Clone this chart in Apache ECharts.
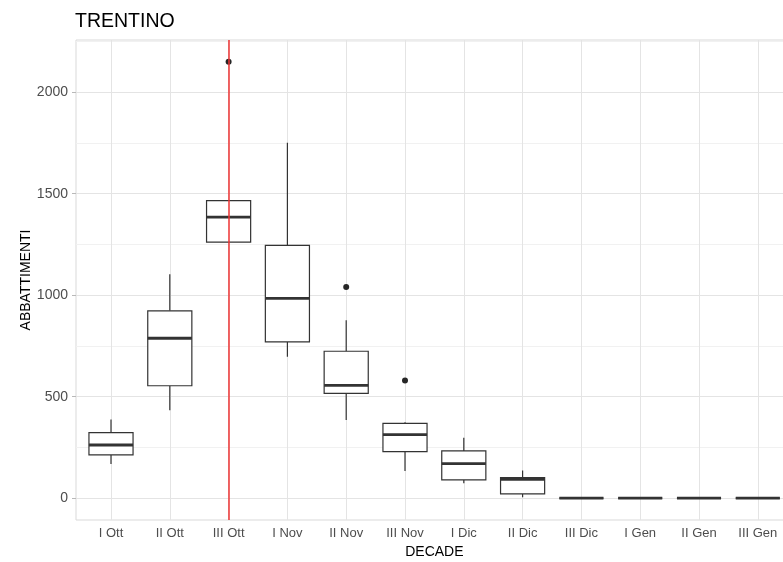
<!DOCTYPE html>
<html>
<head>
<meta charset="utf-8">
<script src="https://cdn.jsdelivr.net/npm/echarts@6/dist/echarts.min.js"></script>
<style>html,body{margin:0;padding:0;background:#fff}#chart{width:783px;height:562px}</style>
</head>
<body>
<div id="chart"></div>
<script>
// ---- data ----
const categories = ['I Ott','II Ott','III Ott','I Nov','II Nov','III Nov','I Dic','II Dic','III Dic','I Gen','II Gen','III Gen'];
const whiskerLow  = [169, 433, 1262, 697, 385, 134,  74,   5, 0, 0, 0, 0];
const q1          = [213, 554, 1262, 770, 516, 229,  90,  21, 0, 0, 0, 0];
const median      = [262, 788, 1385, 984, 556, 313, 170,  93, 0, 0, 0, 0];
const q3          = [323, 923, 1466, 1246, 724, 369, 233, 101, 0, 0, 0, 0];
const whiskerHigh = [388, 1103, 1466, 1751, 877, 374, 298, 136, 0, 0, 0, 0];
const outlierCats = ['III Ott', 'II Nov', 'III Nov'];
const outlierVals = [2150, 1041, 580];
const yMajorTicks = [0, 500, 1000, 1500, 2000];
const yMinorLines = [250, 750, 1250, 1750, 2250];
const vlineCategory = 'III Ott';
const yMin = -107.5, yMax = 2257.5;

// ---- build ----
const boxData = categories.map((c, i) => [i, whiskerLow[i], q1[i], median[i], q3[i], whiskerHigh[i]]);
const outlierData = outlierCats.map((c, i) => [c, outlierVals[i]]);

const FONT = 'Liberation Sans, Arial, sans-serif';
const MAJOR = '#e4e4e4', MINOR = '#f1f1f1';

function renderBox(params, api) {
  const x = api.value(0);
  const pLow = api.coord([x, api.value(1)]);
  const pQ1 = api.coord([x, api.value(2)]);
  const pMed = api.coord([x, api.value(3)]);
  const pQ3 = api.coord([x, api.value(4)]);
  const pHigh = api.coord([x, api.value(5)]);
  const w = api.size([1, 0])[0] * 0.75;
  const cx = pMed[0];
  const lw = 1.2, col = '#333333';
  return {
    type: 'group',
    children: [
      { type: 'line', shape: { x1: cx, y1: pHigh[1], x2: cx, y2: pQ3[1] }, style: { stroke: col, lineWidth: lw } },
      { type: 'line', shape: { x1: cx, y1: pQ1[1], x2: cx, y2: pLow[1] }, style: { stroke: col, lineWidth: lw } },
      { type: 'rect', shape: { x: cx - w / 2, y: pQ3[1], width: w, height: pQ1[1] - pQ3[1] }, style: { stroke: col, fill: '#ffffff', lineWidth: lw } },
      { type: 'line', shape: { x1: cx - w / 2, y1: pMed[1], x2: cx + w / 2, y2: pMed[1] }, style: { stroke: col, lineWidth: 2.8 } }
    ]
  };
}

const chart = echarts.init(document.getElementById('chart'), null, { renderer: 'canvas' });
chart.setOption({
  animation: false,
  backgroundColor: '#ffffff',
  textStyle: { fontFamily: FONT },
  title: {
    text: 'TRENTINO', left: 75, top: 12, padding: 0,
    textStyle: { fontFamily: FONT, fontSize: 19.5, fontWeight: 'normal', color: '#000' }
  },
  grid: [
    { left: 76, right: -10, top: 40, bottom: 42, show: true, borderColor: '#d9d9d9', borderWidth: 1,
      backgroundColor: 'transparent', outerBoundsMode: 'none', containLabel: false },
    { left: 81.6, right: -4.2, top: 40, bottom: 42, outerBoundsMode: 'none', containLabel: false }
  ],
  xAxis: [
    { gridIndex: 0, type: 'value', min: 0, max: 1,
      axisLine: { show: true, lineStyle: { color: '#bdbdbd', width: 1 } },
      axisTick: { show: false }, axisLabel: { show: false }, splitLine: { show: false } },
    { gridIndex: 1, type: 'category', data: categories, boundaryGap: true,
      axisLine: { show: false },
      axisTick: { show: true, alignWithLabel: true, length: 3, lineStyle: { color: '#c4c4c4' } },
      axisLabel: { color: '#4d4d4d', fontSize: 13, margin: 7, fontFamily: FONT, interval: 0 },
      splitLine: { show: false },
      name: 'DECADE', nameLocation: 'middle', nameGap: 25, nameMoveOverlap: false,
      nameTextStyle: { color: '#000', fontSize: 14, fontFamily: FONT } }
  ],
  yAxis: [
    { gridIndex: 0, type: 'value', min: yMin, max: yMax,
      axisLine: { show: false },
      axisTick: { show: true, length: 4, customValues: yMajorTicks, lineStyle: { color: '#b8b8b8' } },
      axisLabel: { color: '#4d4d4d', fontSize: 14, margin: 8, fontFamily: FONT, customValues: yMajorTicks,
        formatter: v => String(v) },
      splitLine: { show: false },
      name: 'ABBATTIMENTI', nameLocation: 'middle', nameGap: 43, nameRotate: 90, nameMoveOverlap: false,
      nameTextStyle: { color: '#000', fontSize: 14, fontFamily: FONT } },
    { gridIndex: 1, type: 'value', min: yMin, max: yMax, show: false }
  ],
  series: [
    { // horizontal grid lines
      type: 'line', xAxisIndex: 0, yAxisIndex: 0, data: [[0.5, 0]], showSymbol: false, silent: true,
      lineStyle: { opacity: 0 }, z: 1,
      markLine: {
        silent: true, symbol: 'none', z: 1, label: { show: false }, animation: false,
        data: yMinorLines.map(v => ({ yAxis: v, lineStyle: { color: MINOR, width: 1, type: 'solid' } }))
          .concat(yMajorTicks.map(v => ({ yAxis: v, lineStyle: { color: MAJOR, width: 1, type: 'solid' } })))
      }
    },
    { // vertical grid lines
      type: 'line', xAxisIndex: 1, yAxisIndex: 1, data: [[categories[0], 0]], showSymbol: false, silent: true,
      lineStyle: { opacity: 0 }, z: 1,
      markLine: {
        silent: true, symbol: 'none', z: 1, label: { show: false }, animation: false,
        data: categories.map(c => ({ xAxis: c, lineStyle: { color: MAJOR, width: 1, type: 'solid' } }))
      }
    },
    { // boxes
      type: 'custom', xAxisIndex: 1, yAxisIndex: 1, data: boxData, renderItem: renderBox,
      encode: { x: 0, y: [1, 2, 3, 4, 5] }, z: 3, silent: true
    },
    { // outliers
      type: 'scatter', xAxisIndex: 1, yAxisIndex: 1, data: outlierData, symbol: 'circle', symbolSize: 6,
      itemStyle: { color: '#262626', opacity: 1 }, z: 4, silent: true,
      markLine: {
        silent: true, symbol: 'none', z: 10, label: { show: false }, animation: false,
        data: [{ xAxis: vlineCategory, lineStyle: { color: '#ee3333', width: 1.5, type: 'solid' } }]
      }
    }
  ]
});
</script>
</body>
</html>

GIVEN INSTRUCTION =
Go through the listing above and quote it exactly, apart from its images.

SOLVED PROBLEM =
Clone this chart in Apache ECharts.
<!DOCTYPE html>
<html>
<head>
<meta charset="utf-8">
<script src="https://cdn.jsdelivr.net/npm/echarts@6/dist/echarts.min.js"></script>
<style>html,body{margin:0;padding:0;background:#fff}#chart{width:783px;height:562px}</style>
</head>
<body>
<div id="chart"></div>
<script>
// ---- data ----
const categories = ['I Ott','II Ott','III Ott','I Nov','II Nov','III Nov','I Dic','II Dic','III Dic','I Gen','II Gen','III Gen'];
const whiskerLow  = [169, 433, 1262, 697, 385, 134,  74,   5, 0, 0, 0, 0];
const q1          = [213, 554, 1262, 770, 516, 229,  90,  21, 0, 0, 0, 0];
const median      = [262, 788, 1385, 984, 556, 313, 170,  93, 0, 0, 0, 0];
const q3          = [323, 923, 1466, 1246, 724, 369, 233, 101, 0, 0, 0, 0];
const whiskerHigh = [388, 1103, 1466, 1751, 877, 374, 298, 136, 0, 0, 0, 0];
const outlierCats = ['III Ott', 'II Nov', 'III Nov'];
const outlierVals = [2150, 1041, 580];
const yMajorTicks = [0, 500, 1000, 1500, 2000];
const yMinorLines = [250, 750, 1250, 1750, 2250];
const vlineCategory = 'III Ott';
const yMin = -107.5, yMax = 2257.5;

// ---- build ----
const boxData = categories.map((c, i) => [i, whiskerLow[i], q1[i], median[i], q3[i], whiskerHigh[i]]);
const outlierData = outlierCats.map((c, i) => [c, outlierVals[i]]);

const FONT = 'Liberation Sans, Arial, sans-serif';
const MAJOR = '#e4e4e4', MINOR = '#f1f1f1';

function renderBox(params, api) {
  const x = api.value(0);
  const pLow = api.coord([x, api.value(1)]);
  const pQ1 = api.coord([x, api.value(2)]);
  const pMed = api.coord([x, api.value(3)]);
  const pQ3 = api.coord([x, api.value(4)]);
  const pHigh = api.coord([x, api.value(5)]);
  const w = api.size([1, 0])[0] * 0.75;
  const cx = pMed[0];
  const lw = 1.2, col = '#333333';
  return {
    type: 'group',
    children: [
      { type: 'line', shape: { x1: cx, y1: pHigh[1], x2: cx, y2: pQ3[1] }, style: { stroke: col, lineWidth: lw } },
      { type: 'line', shape: { x1: cx, y1: pQ1[1], x2: cx, y2: pLow[1] }, style: { stroke: col, lineWidth: lw } },
      { type: 'rect', shape: { x: cx - w / 2, y: pQ3[1], width: w, height: pQ1[1] - pQ3[1] }, style: { stroke: col, fill: '#ffffff', lineWidth: lw } },
      { type: 'line', shape: { x1: cx - w / 2, y1: pMed[1], x2: cx + w / 2, y2: pMed[1] }, style: { stroke: col, lineWidth: 2.8 } }
    ]
  };
}

const chart = echarts.init(document.getElementById('chart'), null, { renderer: 'canvas' });
chart.setOption({
  animation: false,
  backgroundColor: '#ffffff',
  textStyle: { fontFamily: FONT },
  title: {
    text: 'TRENTINO', left: 75, top: 12, padding: 0,
    textStyle: { fontFamily: FONT, fontSize: 19.5, fontWeight: 'normal', color: '#000' }
  },
  grid: [
    { left: 76, right: -10, top: 40, bottom: 42, show: true, borderColor: '#d9d9d9', borderWidth: 1,
      backgroundColor: 'transparent', outerBoundsMode: 'none', containLabel: false },
    { left: 81.6, right: -4.2, top: 40, bottom: 42, outerBoundsMode: 'none', containLabel: false }
  ],
  xAxis: [
    { gridIndex: 0, type: 'value', min: 0, max: 1,
      axisLine: { show: true, lineStyle: { color: '#bdbdbd', width: 1 } },
      axisTick: { show: false }, axisLabel: { show: false }, splitLine: { show: false } },
    { gridIndex: 1, type: 'category', data: categories, boundaryGap: true,
      axisLine: { show: false },
      axisTick: { show: true, alignWithLabel: true, length: 3, lineStyle: { color: '#c4c4c4' } },
      axisLabel: { color: '#4d4d4d', fontSize: 13, margin: 7, fontFamily: FONT, interval: 0 },
      splitLine: { show: false },
      name: 'DECADE', nameLocation: 'middle', nameGap: 25, nameMoveOverlap: false,
      nameTextStyle: { color: '#000', fontSize: 14, fontFamily: FONT } }
  ],
  yAxis: [
    { gridIndex: 0, type: 'value', min: yMin, max: yMax,
      axisLine: { show: false },
      axisTick: { show: true, length: 4, customValues: yMajorTicks, lineStyle: { color: '#b8b8b8' } },
      axisLabel: { color: '#4d4d4d', fontSize: 14, margin: 8, fontFamily: FONT, customValues: yMajorTicks,
        formatter: v => String(v) },
      splitLine: { show: false },
      name: 'ABBATTIMENTI', nameLocation: 'middle', nameGap: 43, nameRotate: 90, nameMoveOverlap: false,
      nameTextStyle: { color: '#000', fontSize: 14, fontFamily: FONT } },
    { gridIndex: 1, type: 'value', min: yMin, max: yMax, show: false }
  ],
  series: [
    { // horizontal grid lines
      type: 'line', xAxisIndex: 0, yAxisIndex: 0, data: [[0.5, 0]], showSymbol: false, silent: true,
      lineStyle: { opacity: 0 }, z: 1,
      markLine: {
        silent: true, symbol: 'none', z: 1, label: { show: false }, animation: false,
        data: yMinorLines.map(v => ({ yAxis: v, lineStyle: { color: MINOR, width: 1, type: 'solid' } }))
          .concat(yMajorTicks.map(v => ({ yAxis: v, lineStyle: { color: MAJOR, width: 1, type: 'solid' } })))
      }
    },
    { // vertical grid lines
      type: 'line', xAxisIndex: 1, yAxisIndex: 1, data: [[categories[0], 0]], showSymbol: false, silent: true,
      lineStyle: { opacity: 0 }, z: 1,
      markLine: {
        silent: true, symbol: 'none', z: 1, label: { show: false }, animation: false,
        data: categories.map(c => ({ xAxis: c, lineStyle: { color: MAJOR, width: 1, type: 'solid' } }))
      }
    },
    { // boxes
      type: 'custom', xAxisIndex: 1, yAxisIndex: 1, data: boxData, renderItem: renderBox,
      encode: { x: 0, y: [1, 2, 3, 4, 5] }, z: 3, silent: true
    },
    { // outliers
      type: 'scatter', xAxisIndex: 1, yAxisIndex: 1, data: outlierData, symbol: 'circle', symbolSize: 6,
      itemStyle: { color: '#262626', opacity: 1 }, z: 4, silent: true,
      markLine: {
        silent: true, symbol: 'none', z: 10, label: { show: false }, animation: false,
        data: [{ xAxis: vlineCategory, lineStyle: { color: '#ee3333', width: 1.5, type: 'solid' } }]
      }
    }
  ]
});
</script>
</body>
</html>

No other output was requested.